Avery Beebe

I really appreciated the way Reconstructing the South puts students into the perspectives of freed people. It has always been a struggle for me as a teacher to encourage students to think from this perspective rather than just the perspective of former plantation owners. The activity also set the stage for students to consider possible outcomes and recognize that history and government policy are not inevitable.

Here are some of the highlights of the arguments some of my students made:

“We should remove the plantations and replace them with something else since it would be traumatic for former slaves to live with them in their community.”

“We could continue to grow cotton in the south because we could get economic and political support from the north since the northern industry and politicians rely on cotton production.”

“Confederate generals should be charged as war criminals since they were involved in the civil war. Harsh punishment is well-deserved.”

“We should tax and fine war criminals instead of imprisoning or executing. We do not want the south to fight back again.”

“All people should be freed on the plantations and troops should patrol the plantations to make sure that people were free.”

“Wasn´t the south really poor after the war? How are they going to pay a fine or tax?”

“The issue on who should control the plantations after the war is absolutely an important one because this was the very foundation on partially almost every issue the North and South had between each other. This also was a very large issue that would essentially define Southern culture because it meant giving up their land and lifestyle that they had and giving it to those who had worked for them previously. “

“We decided that they will be taxed and that the northern troops will occupy and check the south for slaves.
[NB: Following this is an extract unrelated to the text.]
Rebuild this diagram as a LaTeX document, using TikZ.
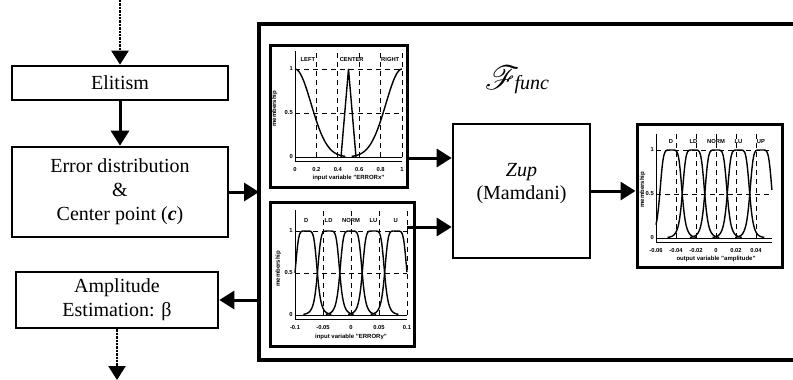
\documentclass[tikz,border=0pt]{standalone}
\usepackage{fontspec}
\setmainfont{Liberation Serif}
\setsansfont{Liberation Sans}
\usepackage{amsmath}
\usepackage{mathrsfs}
\usetikzlibrary{arrows.meta}

\begin{document}
\begin{tikzpicture}[x=1pt,y=-1pt,
  blk/.style={draw,line width=2.6pt,inner sep=0pt,align=center,font=\fontsize{20}{24}\selectfont},
  panel/.style={draw,line width=3pt,inner sep=0pt},
  arr/.style={line width=3pt,-{Triangle[length=15pt,width=18pt]}},
  dotarr/.style={line width=2.4pt,densely dotted,-{Triangle[length=14pt,width=17pt]}},
  gridln/.style={line width=0.9pt,dash pattern=on 5pt off 4pt},
  axln/.style={line width=0.9pt},
  mf/.style={line width=1.4pt},
  ticklbl/.style={font=\sffamily\bfseries\fontsize{5.8}{6.5}\selectfont,inner sep=1pt},
  axlbl/.style={font=\sffamily\bfseries\fontsize{6}{7}\selectfont,inner sep=1pt}]
\useasboundingbox (0,0) rectangle (793,380);

% left: flow of the algorithm
\coordinate (src) at (120,0);
\node[blk,minimum width=216pt,minimum height=34pt] (elit) at (120,83) {Elitism};
\node[blk,minimum width=216pt,minimum height=90pt] (err) at (120,192)
  {Error distribution\\\&\\Center point (\textbf{\textit{c}})};
\node[blk,minimum width=202pt,minimum height=56pt] (amp) at (117,300)
  {Amplitude\\Estimation: β};
\coordinate (snk) at (117,380);

% right: fuzzy block
\node[minimum width=534pt,minimum height=336pt,inner sep=0pt,outer sep=0pt] (frame) at (526,192) {};
\draw[line width=3.2pt] (frame.north east) -- (frame.north west) -- (frame.south west) -- (frame.south east);
\node[font=\fontsize{20}{24}\selectfont] (ftitle) at (517,80)
  {{\fontsize{24}{26}\selectfont\scalebox{1.35}{$\mathscr{F}$}}\kern-5pt\textit{func}};

\node[blk,minimum width=137pt,minimum height=134pt] (zup) at (521.5,191) {};
\node[font=\fontsize{20}{23}\selectfont,align=center] (zupname) at ([yshift=7pt]zup.center) {\textit{Zup}\\(Mamdani)};

% input ERRORx
\node[panel,minimum width=137pt,minimum height=142pt] (errx) at (338.5,116) {};
\begin{scope}[shift={(295,157)},x=107pt,y=88pt]
  \foreach \gx in {0.2,0.4,0.6,0.8,1}
    \draw[gridln] (\gx,0) -- (\gx,1.2);
  \foreach \gy in {0.5,1}
    \draw[gridln] (0,\gy) -- (1,\gy);
  \draw[axln] (0,-0.05) -- (0,1.2);
  \draw[axln] (0,0) -- (1,0);
  \draw[axln] (0,-0.05) -- (1,-0.05);
  \foreach \gx [count=\i] in {0,0.2,0.4,0.6,0.8,1}
    \node[ticklbl] (xa\i) at (\gx,-0.14) {\gx};
  \node[ticklbl,anchor=east] (ya1) at (-0.01,1) {1};
  \node[ticklbl,anchor=east] (ya2) at (-0.01,0.5) {0.5};
  \node[ticklbl,anchor=east] (ya3) at (-0.01,0) {0};
  \node[axlbl] (xname) at (0.5,-0.24) {input variable "ERRORx"};
  \node[axlbl,rotate=90] (yname) at (-0.19,0.55) {membership};
  \node[ticklbl] (left) at (0.12,1.11) {LEFT};
  \node[ticklbl] (center) at (0.53,1.11) {CENTER};
  \node[ticklbl] (right) at (0.89,1.11) {RIGHT};
  \draw[mf,domain=0:0.47,samples=30,smooth] plot (\x,{exp(-(\x*\x)/0.045)});
  \draw[mf,domain=0.53:1,samples=30,smooth] plot (\x,{exp(-((1-\x)*(1-\x))/0.045)});
  \draw[mf] (0.43,0) -- (0.5,1) -- (0.57,0);
\end{scope}

% input ERRORy
\node[panel,minimum width=144pt,minimum height=144pt] (erry) at (342,274) {};
\begin{scope}[shift={(351,315)},x=560pt,y=84pt]
  \foreach \gx in {-0.05,0,0.05,0.1}
    \draw[gridln] (\gx,0) -- (\gx,1.25);
  \foreach \gy in {0.5,1}
    \draw[gridln] (-0.1,\gy) -- (0.1,\gy);
  \draw[axln] (-0.1,-0.05) -- (-0.1,1.25);
  \draw[axln] (-0.1,0) -- (0.1,0);
  \draw[axln] (-0.1,-0.05) -- (0.1,-0.05);
  \foreach \gx [count=\i] in {-0.1,-0.05,0,0.05,0.1}
    \node[ticklbl] (xb\i) at (\gx,-0.15) {\gx};
  \node[ticklbl,anchor=east] (yb1) at (-0.102,1) {1};
  \node[ticklbl,anchor=east] (yb2) at (-0.102,0.5) {0.5};
  \node[ticklbl,anchor=east] (yb3) at (-0.102,0) {0};
  \node[axlbl] (xnameb) at (0,-0.26) {input variable "ERRORy"};
  \node[axlbl,rotate=90] (ynameb) at (-0.13,0.55) {membership};
  \foreach \c/\t [count=\i] in {-0.08/D,-0.04/LD,0/NORM,0.04/LU,0.08/U}{
    \node[ticklbl] (mb\i) at (\c,1.12) {\t};
    \pgfmathsetmacro\lo{max(-0.1,\c-0.045)}
    \pgfmathsetmacro\hi{min(0.1,\c+0.045)}
    \draw[mf,domain=\lo:\hi,samples=40,smooth]
      plot (\x,{1/(1+pow(((\x-(\c))/0.02)*((\x-(\c))/0.02),3))});
  }
\end{scope}

% output amplitude
\node[panel,minimum width=145pt,minimum height=143pt] (ampl) at (709.5,195.5) {};
\begin{scope}[shift={(716,238)},x=1000pt,y=88pt]
  \foreach \gx in {-0.04,-0.02,0,0.02,0.04}
    \draw[gridln] (\gx,0) -- (\gx,1.18);
  \foreach \gy in {0.5,1}
    \draw[gridln] (-0.06,\gy) -- (0.056,\gy);
  \draw[axln] (-0.06,-0.05) -- (-0.06,1.18);
  \draw[axln] (-0.06,0) -- (0.056,0);
  \draw[axln] (-0.06,-0.05) -- (0.056,-0.05);
  \foreach \gx [count=\i] in {-0.06,-0.04,-0.02,0,0.02,0.04}
    \node[ticklbl] (xc\i) at (\gx,-0.14) {\gx};
  \node[ticklbl,anchor=east] (yc1) at (-0.061,1) {1};
  \node[ticklbl,anchor=east] (yc2) at (-0.061,0.5) {0.5};
  \node[ticklbl,anchor=east] (yc3) at (-0.061,0) {0};
  \node[axlbl] (xnamec) at (0,-0.24) {output variable "amplitude"};
  \node[axlbl,rotate=90] (ynamec) at (-0.0735,0.55) {membership};
  \foreach \c/\t [count=\i] in {-0.045/D,-0.0225/LD,0/NORM,0.0225/LU,0.045/UP}{
    \node[ticklbl] (mc\i) at (\c,1.1) {\t};
    \pgfmathsetmacro\lo{max(-0.06,\c-0.026)}
    \pgfmathsetmacro\hi{min(0.056,\c+0.026)}
    \draw[mf,domain=\lo:\hi,samples=40,smooth]
      plot (\x,{1/(1+pow(((\x-(\c))/0.01125)*((\x-(\c))/0.01125),3))});
  }
\end{scope}

% connectors
\coordinate (in1) at (407,158);
\coordinate (in2) at (407,227);
\draw[dotarr] (src) -- (elit);
\draw[arr] (elit) -- (err);
\draw[arr] (err) -- (err -| frame.west);
\draw[arr] (amp -| frame.west) -- (amp);
\draw[dotarr] (amp) -- (snk);
\draw[arr] (in1) -- (in1 -| zup.west);
\draw[arr] (in2) -- (in2 -| zup.west);
\draw[arr] (zup.east) -- (zup.east -| ampl.west);
\end{tikzpicture}
\end{document}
This will help keep the southerners from rising up again and try to fire up the war again.”

“My group said a contract should be signed for no slavery and that all southern states should be taxed and that slaves were to get some money back from their owners, and maybe there should be a guarantee that free black men will be able to find work and get paid. I think that class needed to realize that the south was still for slavery and it would not go away easily so we needed to set strict laws and rules in place to prevent it from coming back.”

“They want to share the land which makes no sense because why will you share a field with your ex owners who beat you all of the time? Plus you will probably still get threatened and I wouldn’t want that”
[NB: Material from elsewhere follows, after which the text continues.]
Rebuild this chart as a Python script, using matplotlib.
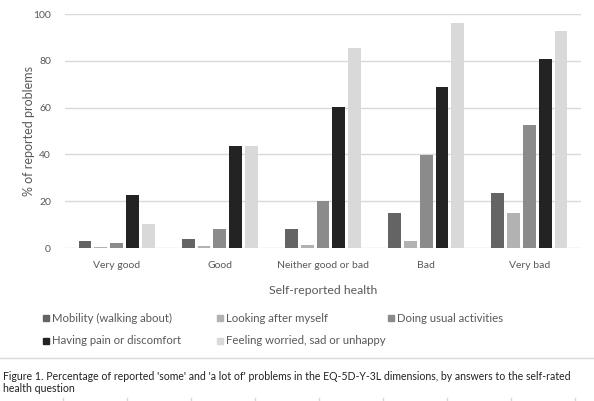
import numpy as np
import matplotlib
matplotlib.use("Agg")
import matplotlib.pyplot as plt
from matplotlib.patches import Rectangle
from matplotlib.lines import Line2D

plt.rcParams['font.family'] = ['Lato', 'DejaVu Sans']

# data
categories = ['Very good', 'Good', 'Neither good or bad', 'Bad', 'Very bad']
series = ['Mobility (walking about)', 'Looking after myself',
          'Doing usual activities', 'Having pain or discomfort',
          'Feeling worried, sad or unhappy']
mobility = [2.8, 4.0, 8.1, 15.0, 23.5]
looking = [0.3, 0.7, 1.3, 3.1, 15.0]
doing = [2.3, 8.1, 20.1, 39.9, 52.6]
pain = [22.5, 43.7, 60.4, 68.9, 80.6]
feeling = [10.1, 43.7, 85.3, 96.3, 92.9]
values = [mobility, looking, doing, pain, feeling]
colors = ['#646464', '#b2b2b2', '#8b8b8b', '#232323', '#d9d9d9']

text_col = '#595959'
grid_col = '#d9d9d9'
W, H = 594, 401

fig = plt.figure(figsize=(5.94, 4.01), dpi=100)
ax = fig.add_axes([65 / W, 1 - 248 / H, 516 / W, 234 / H])

x = np.arange(len(categories))
width = 0.123
pitch = 0.153
for i, (vals, col) in enumerate(zip(values, colors)):
    ax.bar(x + (i - 2) * pitch, vals, width, color=col, label=series[i], zorder=3)

ax.set_xlim(-0.5, len(categories) - 0.5)
ax.set_ylim(0, 100)
ax.set_yticks(range(0, 101, 20))
ax.set_xticks(x)
ax.set_xticklabels(categories)
ax.yaxis.grid(True, color=grid_col, linewidth=1, zorder=0)
for s in ax.spines.values():
    s.set_visible(False)
ax.tick_params(length=0, colors=text_col, labelsize=7.5)
ax.tick_params(axis='y', pad=10)
ax.tick_params(axis='x', pad=9)

ax.set_ylabel('% of reported problems', color=text_col, fontsize=9, labelpad=-1)
ax.set_xlabel('Self-reported health', color=text_col, fontsize=8.8, labelpad=11)

# legend laid out in two rows like the original (fixed column slots)
slots = [(43, 318), (217, 318), (388, 318), (43, 341), (217, 341)]
for (px, py), lab, col in zip(slots, series, colors):
    fig.add_artist(Rectangle((px / W, 1 - (py + 3) / H), 6 / W, 6 / H,
                             transform=fig.transFigure, color=col))
    fig.text((px + 9) / W, 1 - py / H, lab, fontsize=8.2, color=text_col,
             va='center')

# separator and caption
fig.add_artist(Line2D([0, 1], [1 - 358 / H] * 2, color=grid_col, linewidth=1))
fig.text(3 / W, 1 - 377 / H,
         "Figure 1. Percentage of reported 'some' and 'a lot of' problems in the "
         "EQ-5D-Y-3L dimensions, by answers to the self-rated",
         fontsize=7.6, color='#222222', va='center')
fig.text(3 / W, 1 - 389 / H, "health question",
         fontsize=7.6, color='#222222', va='center')

# faint table cell borders at the bottom edge
for k in range(9):
    xp = (63 + 64 * k) / W
    fig.add_artist(Line2D([xp, xp], [0, 3 / H], color=grid_col, linewidth=1))

fig.savefig('out.png', dpi=100)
“My group decided that it would be the best decision to give the plantations to freed African American men and women because they were the ones who kept them running smoothly for years, while their masters just sat back and watched. However, the class decided to have the white plantation owners share their lands with freed African Americans equally. This could lead to feuds between lands and plantation owners because the white men and women in the south could become very upset with the idea of giving away their land to someone they have seen as inferior to themselves.”

“Slavery should’ve been abolished a long time ago because it would’ve prevented the war in the first place. However, slavery definitely needed to come to an end after the war, so the new laws should’ve been strictly enforced. Nobody should have to do any labor for no expense, for instance, indentured servants or slaves. “

“Freed slaves should not have to promise anything in order to own land because America should move past slavery and African Americans being forced to grow cotton is a thing of the past.”

“Slavery is not going to go away immediately because it has been around for a long time and it was considered a lifestyle for many. We are going to have to think of multiple different ways to get rid of it and make sure it does not come back.”